EXERCISE: Report all lines holding "this".

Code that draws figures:
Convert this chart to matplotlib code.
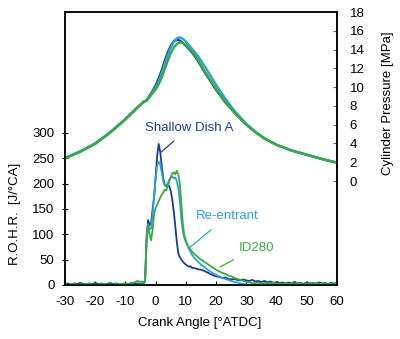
import numpy as np
import matplotlib
matplotlib.use("Agg")
import matplotlib.pyplot as plt

plt.rcParams['font.family'] = ['Liberation Sans', 'DejaVu Sans']
plt.rcParams['axes.unicode_minus'] = False

# ---- cylinder pressure [MPa] vs crank angle [deg ATDC] ----
p_angle = [-30, -25, -20, -15, -10, -6, -4, -3, -2, -1, 0, 1, 2, 3, 4, 5, 6, 7, 8,
           9, 10, 12, 14, 16, 18, 20, 23, 26, 30, 33, 36, 40, 45, 50, 55, 60]
p_shallow = [2.45, 3.15, 4.0, 5.2, 6.6, 7.85, 8.45, 8.6, 9.1, 9.6, 10.2, 10.95, 11.8,
             12.8, 13.7, 14.4, 14.9, 15.05, 14.95, 14.7, 14.4, 13.7, 12.8, 11.7,
             10.7, 9.7, 8.4, 7.3, 6.0, 5.2, 4.55, 3.85, 3.25, 2.8, 2.35, 1.95]
p_reentrant = [2.45, 3.15, 4.0, 5.2, 6.6, 7.85, 8.45, 8.6, 9.05, 9.5, 10.0, 10.65, 11.5,
               12.5, 13.4, 14.2, 14.8, 15.2, 15.3, 15.15, 14.85, 14.1, 13.3, 12.35,
               11.3, 10.25, 8.8, 7.5, 6.1, 5.25, 4.55, 3.85, 3.25, 2.8, 2.35, 1.95]
p_id280 = [2.4, 3.1, 3.95, 5.15, 6.55, 7.8, 8.4, 8.55, 8.95, 9.35, 9.75, 10.3, 11.0,
           11.9, 12.8, 13.6, 14.2, 14.6, 14.75, 14.7, 14.5, 13.8, 12.9, 11.8, 10.8,
           9.8, 8.45, 7.3, 6.0, 5.2, 4.5, 3.85, 3.25, 2.8, 2.35, 1.95]

# ---- rate of heat release [J/deg CA] ----
r_angle = np.concatenate([np.arange(-30, -4.5, 1.0),
                          np.arange(-4.5, 12.25, 0.5),
                          np.arange(13, 60.5, 1.0)])
r_shallow = [2, 3, 1, 3, 2, 4, 2, 1, 3, 2, 4, 2, 3, 1, 2, 4, 2, 3, 1, 2, 3, 2, 4, 2, 3, 2,
             2, 3, 10, 95, 128, 118, 122, 150, 175, 215, 255, 278, 262, 235, 210, 198,
             194, 198, 195, 185, 168, 145, 115, 85, 62, 55, 50, 46, 43, 40, 38, 36, 37, 34,
             33, 31, 30, 28, 25, 22, 19, 17, 16, 14, 15, 12, 11, 12, 10, 9, 11, 9, 8, 10,
             7, 8, 6, 8, 5, 7, 4, 6, 4, 5, 3, 5, 3, 6, 3, 4, 2, 5, 3, 4, 2, 5, 3, 4, 2, 4,
             3, 4]
r_reentrant = [1, 0, 1, 1, 0, 1, 0, 1, 1, 0, 1, 0, 1, 1, 0, 1, 0, 1, 0, 1, 1, 0, 1, 0, 1, 1,
               1, 2, 8, 90, 120, 110, 112, 140, 175, 210, 235, 243, 238, 222, 205, 196,
               196, 200, 208, 212, 214, 210, 212, 205, 190, 165, 130, 105, 92, 85, 78,
               72, 66, 60,
               52, 46, 40, 36, 31, 27, 23, 20, 17, 14, 12, 10, 8, 6, 5, 3, 2, 1, 0, 1,
               0, 1, 0, 1, 0, 0, 1, 0, 1, 0, 0, 1, 0, 1, 0, 0, 1, 0, 1, 0, 0, 1, 0, 1, 0,
               0, 1, 0]
r_id280 = [1, 0, 1, 2, 1, 0, 1, 1, 2, 1, 0, 1, 2, 1, 1, 0, 1, 2, 1, 2, 3, 2, 4, 5, 8, 6,
           7, 4, 6, 85, 118, 100, 88, 110, 140, 152, 158, 165, 172, 178, 182, 188, 186,
           195, 205, 212, 220, 222, 218, 225, 218, 200, 160, 120, 98, 88, 80, 74, 70, 66,
           60, 55, 50, 46, 42, 38, 34, 30, 27, 24, 22, 19, 17, 14, 12, 10, 8, 6, 5, 4,
           3, 5, 2, 4, 3, 2, 5, 2, 3, 2, 4, 1, 3, 2, 4, 2, 3, 1, 3, 2, 4, 2, 3, 1, 3, 2,
           3, 2]

c_shallow = '#1c3d8f'
c_reentrant = '#2ba1dc'
c_id280 = '#3aab3a'

fig = plt.figure(figsize=(4.0, 3.39), dpi=100)
ax = fig.add_axes([0.1625, 0.1593, 0.68, 0.8053])
ax2 = ax.twinx()

# heat release on the left axis
ax.plot(r_angle, r_shallow, color=c_shallow, lw=1.3, zorder=3)
ax.plot(r_angle, r_reentrant, color=c_reentrant, lw=1.3, zorder=3)
ax.plot(r_angle, r_id280, color=c_id280, lw=1.3, zorder=3)

# pressure on the right axis
ax2.plot(p_angle, p_shallow, color=c_shallow, lw=1.7)
ax2.plot(p_angle, p_reentrant, color=c_reentrant, lw=1.7)
ax2.plot(p_angle, p_id280, color=c_id280, lw=1.7)

ax.set_xlim(-30, 60)
ax.set_ylim(0, 538)
ax.set_xticks(np.arange(-30, 61, 10))
ax.set_yticks(np.arange(0, 301, 50))
ax2.set_ylim(-11.07, 18)
ax2.set_yticks(np.arange(0, 19, 2))

ax.tick_params(axis='x', direction='in', length=3, width=0.8, labelsize=9.5, pad=8)
ax.tick_params(axis='y', direction='inout', length=5, width=0.8, labelsize=9.5, pad=5)
ax2.tick_params(axis='y', direction='in', length=3, width=0.8, labelsize=9.5, pad=9,
                color='#556677')

for a in (ax, ax2):
    for s in a.spines.values():
        s.set_linewidth(1.1)
        s.set_color('black')

# series labels with leader lines
ax.annotate('Shallow Dish A', xy=(1.8, 262), xytext=(11.2, 310),
            color=c_shallow, fontsize=9.5, ha='center', va='center',
            arrowprops=dict(arrowstyle='-', color=c_shallow, lw=0.9,
                            shrinkA=5, shrinkB=0))
ax.annotate('Re-entrant', xy=(10.7, 71), xytext=(23.6, 135),
            color=c_reentrant, fontsize=9.5, ha='center', va='center',
            arrowprops=dict(arrowstyle='-', color=c_reentrant, lw=0.9,
                            shrinkA=5, shrinkB=0))
ax.annotate('ID280', xy=(21.3, 35.5), xytext=(33.2, 73.6),
            color=c_id280, fontsize=9.5, ha='center', va='center',
            arrowprops=dict(arrowstyle='-', color=c_id280, lw=0.9,
                            shrinkA=5, shrinkB=0))

fig.text(15 / 400, 1 - 214 / 339, 'R.O.H.R.  [J/°CA]', rotation=90,
         ha='center', va='center', fontsize=9.5)
fig.text(388 / 400, 1 - 103 / 339, 'Cylinder Pressure [MPa]', rotation=90,
         ha='center', va='center', fontsize=9.5)
fig.text(200 / 400, 1 - 323 / 339, 'Crank Angle [°ATDC]',
         ha='center', va='center', fontsize=9.5)

fig.savefig('out.png', dpi=100)
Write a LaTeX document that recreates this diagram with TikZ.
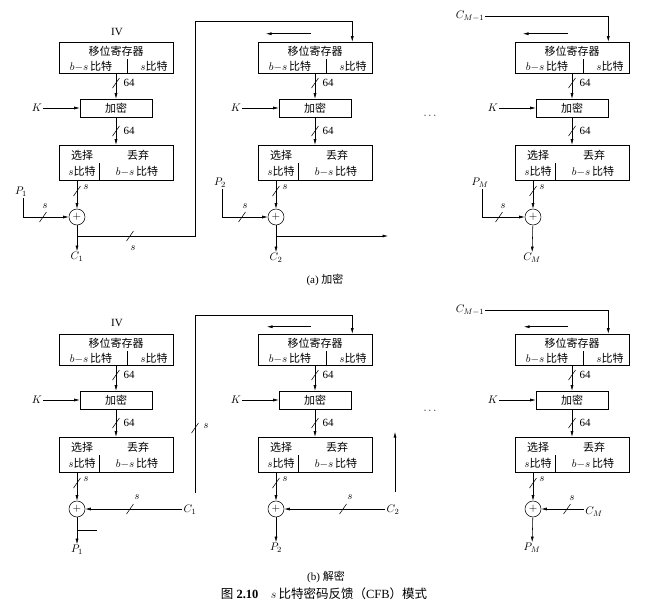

FINISHED TASK:
Convert this chart to matplotlib code.
Write a LaTeX document that recreates this diagram with TikZ.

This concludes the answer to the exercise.